Plain-English explanation.
Administrative review requires careful attention to the agency record, deadlines, standards of review, and preserved arguments. The strongest analysis usually starts before the legal label. It starts with the timeline, the documents, the people involved, and the consequences. GB Law looks for the facts that show what changed, who made the decision, and whether the record supports the stated reason.
For clients, these matters can affect income, references, discipline, certification, professional standing, and future work. The goal is not to overstate a claim. The goal is to understand whether the facts support a serious legal strategy and whether the matter is a fit for direct attorney attention.
Does this sound familiar?
- You received a final administrative decision from a police board, merit board, or agency.
- The decision affects your termination, suspension, demotion, or certification.
- You believe the agency record contains procedural or evidentiary errors.
- Constitutional arguments were raised or should have been raised at the hearing.
- The standard of review at the agency was inconsistent with the rights at stake.
- Reinstatement, back pay, or expungement is the goal.

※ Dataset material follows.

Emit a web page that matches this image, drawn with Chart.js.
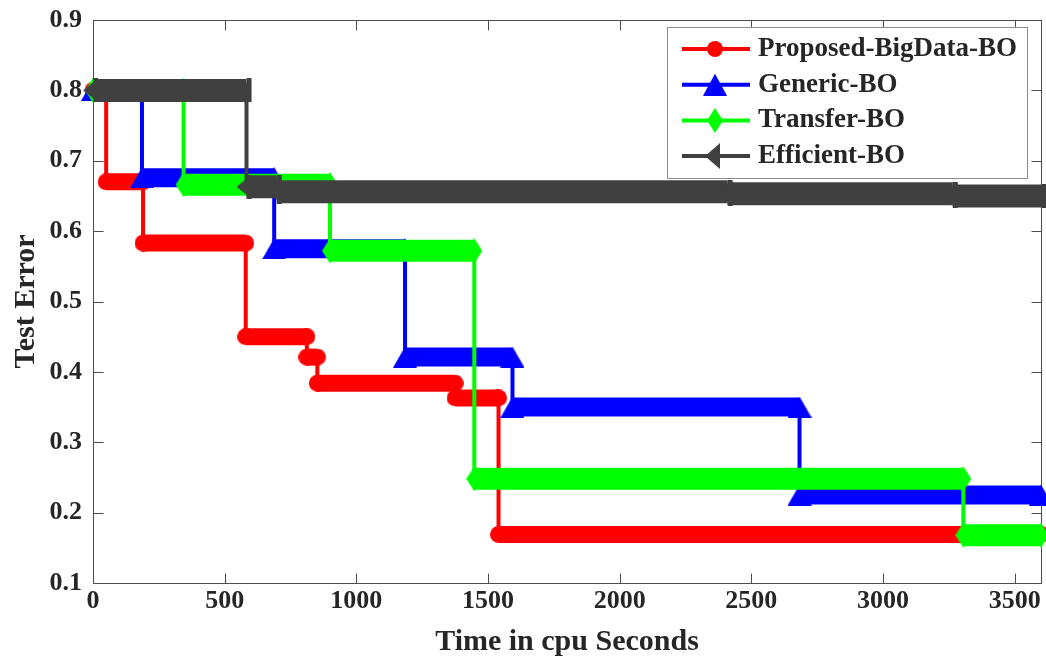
<!DOCTYPE html>
<html>
<head>
<meta charset="utf-8">
<title>Test Error vs Time</title>
<script src="https://cdn.jsdelivr.net/npm/chart.js@4.4.0/dist/chart.umd.min.js"></script>
<style>
  html, body { margin: 0; padding: 0; background: #fff; }
  #wrap { width: 1046px; height: 669px; }
</style>
</head>
<body>
<div id="wrap"><canvas id="chart" width="1046" height="669"></canvas></div>
<script>
// --- data: time (cpu s) where each level starts, and the level ---
const seriesLabels = ['Proposed-BigData-BO', 'Generic-BO', 'Transfer-BO', 'Efficient-BO'];

const proposedTimes = [0, 50, 190, 580, 812, 852, 1375, 1540];
const proposedErrors = [0.800, 0.670, 0.583, 0.450, 0.421, 0.384, 0.363, 0.169];

const genericTimes = [0, 186, 688, 1185, 1593, 2683];
const genericErrors = [0.800, 0.676, 0.575, 0.421, 0.350, 0.225];

const transferTimes = [0, 344, 900, 1448, 3305];
const transferErrors = [0.800, 0.666, 0.572, 0.248, 0.168];

const efficientTimes = [0, 583, 698, 2410, 3265];
const efficientErrors = [0.800, 0.663, 0.656, 0.653, 0.650];

const endTime = 3600;

const xTicks = [0, 500, 1000, 1500, 2000, 2500, 3000, 3500];
const yTicks = [0.1, 0.2, 0.3, 0.4, 0.5, 0.6, 0.7, 0.8, 0.9];

const seriesColors = ['#ff0000', '#0000ff', '#00ff00', '#404040'];
const textColor = '#262626';
const serif = '"Liberation Serif", "Times New Roman", serif';

// --- marker images (MATLAB style markers, drawn dense so they merge into bands) ---
function makeMarker(w, h, color, shape) {
    const c = document.createElement('canvas');
    c.width = w;
    c.height = h;
    const g = c.getContext('2d');
    g.fillStyle = color;
    shape(g, w, h);
    return c;
}

const circleShape = (g, w, h) => { g.beginPath(); g.arc(w / 2, h / 2, w / 2, 0, Math.PI * 2); g.fill(); };
const triUpShape = (g, w, h) => { g.beginPath(); g.moveTo(w / 2, 0); g.lineTo(w, h); g.lineTo(0, h); g.closePath(); g.fill(); };
const diamondShape = (g, w, h) => { g.beginPath(); g.moveTo(w / 2, 0); g.lineTo(w, h / 2); g.lineTo(w / 2, h); g.lineTo(0, h / 2); g.closePath(); g.fill(); };
// left pointing triangle, apex 10px left of centre, flat side 5px right of it
const triLeftShape = (g, w, h) => { g.beginPath(); g.moveTo(0, h / 2); g.lineTo(15, 0); g.lineTo(15, h); g.closePath(); g.fill(); };
const triLeftBandShape = (g, w, h) => { triLeftShape(g, w, h); g.fillRect(10, 0, 5, h); };

const plotMarkers = [
    makeMarker(17, 17, seriesColors[0], circleShape),
    makeMarker(24, 21, seriesColors[1], triUpShape),
    makeMarker(16, 25, seriesColors[2], diamondShape),
    makeMarker(20, 24, seriesColors[3], triLeftBandShape)
];
const legendMarkers = [
    makeMarker(16, 16, seriesColors[0], circleShape),
    makeMarker(24, 22, seriesColors[1], triUpShape),
    makeMarker(16, 25, seriesColors[2], diamondShape),
    makeMarker(20, 26, seriesColors[3], triLeftShape)
];
const bandWidths = [17, 19, 22, 23];

// corners of the step curve: each level is held until the next start time
function stepPoints(times, errors) {
    const pts = [];
    for (let i = 0; i < times.length; i++) {
        const end = i + 1 < times.length ? times[i + 1] : endTime;
        pts.push({ x: times[i], y: errors[i] });
        pts.push({ x: end, y: errors[i] });
    }
    return pts;
}

function makeDataset(i, times, errors) {
    const isFlat = c => Math.abs(c.p0.y - c.p1.y) < 0.01;
    return {
        label: seriesLabels[i],
        data: stepPoints(times, errors),
        borderColor: seriesColors[i],
        backgroundColor: seriesColors[i],
        borderWidth: 4,
        borderCapStyle: 'butt',
        borderJoinStyle: 'miter',
        tension: 0,
        fill: false,
        clip: false,
        pointStyle: plotMarkers[i],
        pointRadius: 10,
        pointBorderWidth: 0,
        order: 4 - i,
        segment: {
            borderWidth: c => isFlat(c) ? bandWidths[i] : 4
        }
    };
}

// --- box frame with inward ticks on all four sides ---
const framePlugin = {
    id: 'frame',
    beforeDatasetsDraw(chart) {
        const { ctx, chartArea: a, scales: { x, y } } = chart;
        const L = Math.round(a.left) + 0.5, R = Math.round(a.right) + 0.5;
        const T = Math.round(a.top) + 0.5, B = Math.round(a.bottom) + 0.5;
        ctx.save();
        ctx.strokeStyle = '#4d4d4d';
        ctx.lineWidth = 1;
        ctx.strokeRect(L, T, R - L, B - T);
        ctx.beginPath();
        xTicks.forEach(v => {
            const px = Math.round(x.getPixelForValue(v)) + 0.5;
            ctx.moveTo(px, B); ctx.lineTo(px, B - 10);
            ctx.moveTo(px, T); ctx.lineTo(px, T + 10);
        });
        yTicks.forEach(v => {
            const py = Math.round(y.getPixelForValue(v)) + 0.5;
            ctx.moveTo(L, py); ctx.lineTo(L + 10, py);
            ctx.moveTo(R, py); ctx.lineTo(R - 10, py);
        });
        ctx.stroke();
        ctx.restore();
    }
};

// --- boxed legend in the upper right, line + marker samples ---
const legendPlugin = {
    id: 'boxLegend',
    afterDraw(chart) {
        const ctx = chart.ctx;
        ctx.save();
        ctx.fillStyle = '#ffffff';
        ctx.fillRect(667, 27, 360, 151);
        ctx.strokeStyle = '#8c8c8c';
        ctx.lineWidth = 1;
        ctx.strokeRect(667.5, 27.5, 360, 151);
        ctx.font = 'bold 27px ' + serif;
        ctx.textBaseline = 'middle';
        seriesLabels.forEach((label, i) => {
            const yy = 49 + i * 35.7;
            ctx.strokeStyle = seriesColors[i];
            ctx.lineWidth = 4;
            ctx.beginPath();
            ctx.moveTo(682, yy);
            ctx.lineTo(750, yy);
            ctx.stroke();
            const m = legendMarkers[i];
            ctx.drawImage(m, 715 - m.width / 2, yy - m.height / 2);
            ctx.fillStyle = textColor;
            ctx.fillText(label, 758, yy);
        });
        ctx.restore();
    }
};

const tickFont = { family: serif, size: 26, weight: 'bold' };
const titleFont = { family: serif, size: 30, weight: 'bold' };

new Chart(document.getElementById('chart').getContext('2d'), {
    type: 'line',
    data: {
        datasets: [
            makeDataset(0, proposedTimes, proposedErrors),
            makeDataset(1, genericTimes, genericErrors),
            makeDataset(2, transferTimes, transferErrors),
            makeDataset(3, efficientTimes, efficientErrors)
        ]
    },
    options: {
        responsive: false,
        animation: false,
        events: [],
        layout: { autoPadding: false, padding: { left: 0, top: 20, right: 5, bottom: 0 } },
        plugins: {
            legend: { display: false },
            tooltip: { enabled: false }
        },
        scales: {
            x: {
                type: 'linear',
                min: 0,
                max: endTime,
                afterBuildTicks: s => { s.ticks = xTicks.map(v => ({ value: v })); },
                afterFit: s => { s.height = 86; s.paddingLeft = 0; s.paddingRight = 0; },
                grid: { display: false, drawTicks: false },
                border: { display: false },
                ticks: {
                    font: tickFont,
                    color: textColor,
                    padding: 3,
                    autoSkip: false,
                    maxRotation: 0,
                    callback: v => String(v)
                },
                title: {
                    display: true,
                    text: 'Time in cpu Seconds',
                    font: titleFont,
                    color: textColor,
                    padding: { top: 0, bottom: 9 }
                }
            },
            y: {
                type: 'linear',
                min: 0.1,
                max: 0.9,
                afterBuildTicks: s => { s.ticks = yTicks.map(v => ({ value: v })); },
                afterFit: s => { s.width = 93; s.paddingTop = 0; s.paddingBottom = 0; },
                grid: { display: false, drawTicks: false },
                border: { display: false },
                ticks: {
                    font: tickFont,
                    color: textColor,
                    padding: 11,
                    autoSkip: false,
                    callback: v => v.toFixed(1)
                },
                title: {
                    display: true,
                    text: 'Test Error',
                    font: titleFont,
                    color: textColor,
                    padding: { top: 8, bottom: 0 }
                }
            }
        }
    },
    plugins: [framePlugin, legendPlugin]
});
</script>
</body>
</html>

- You may also have parallel Section 1983 or statutory claims.
What the law may protect.
The Illinois Administrative Review Law (735 ILCS 5/3-101 et seq.) provides for circuit court review of final agency decisions, with subsequent appellate review available. The court reviews the agency's factual findings under the manifest weight of the evidence standard and legal questions de novo. Mixed questions are reviewed for clear error. Constitutional questions are preserved for review when properly raised at the agency.
Different deadlines and procedures can apply depending on whether the matter involves a private employer, public employer, agency proceeding, wage claim, constitutional claim, or administrative decision. That is why early review matters.
What evidence should you save?
- The final administrative decision and findings.
- The complete agency record, including transcripts and exhibits.
- All briefs and motions filed at the agency level.
- Any objections preserved during the hearing.
- Evidence supporting alternative findings the agency could have made.
- Relevant statutes, rules, and policies that should have applied.
- Records of comparator outcomes in similar agency cases.
Deadlines to know.
Administrative Review Law petitions must be filed within 35 days of service of the final administrative decision. The deadline is jurisdictional and rarely extended. Service rules and computation of the deadline are technical. Earlier consultation is always better.
Questions people ask.
Can I raise new arguments on administrative review?
Generally no. Issues not preserved at the agency level are usually waived. This is why careful preservation during the agency hearing matters.
What is the manifest weight of the evidence standard?
The reviewing court will not disturb agency factual findings unless the opposite conclusion is clearly evident from the record. It is a deferential standard.
Can I appeal the circuit court's decision?
Yes. Administrative review decisions are appealable to the Illinois Appellate Court and, in some cases, the Illinois Supreme Court.
Can I bring parallel federal claims?
Sometimes. Section 1983, Title VII, and ADA claims may proceed in federal court alongside Administrative Review Law petitions. The interaction is complex.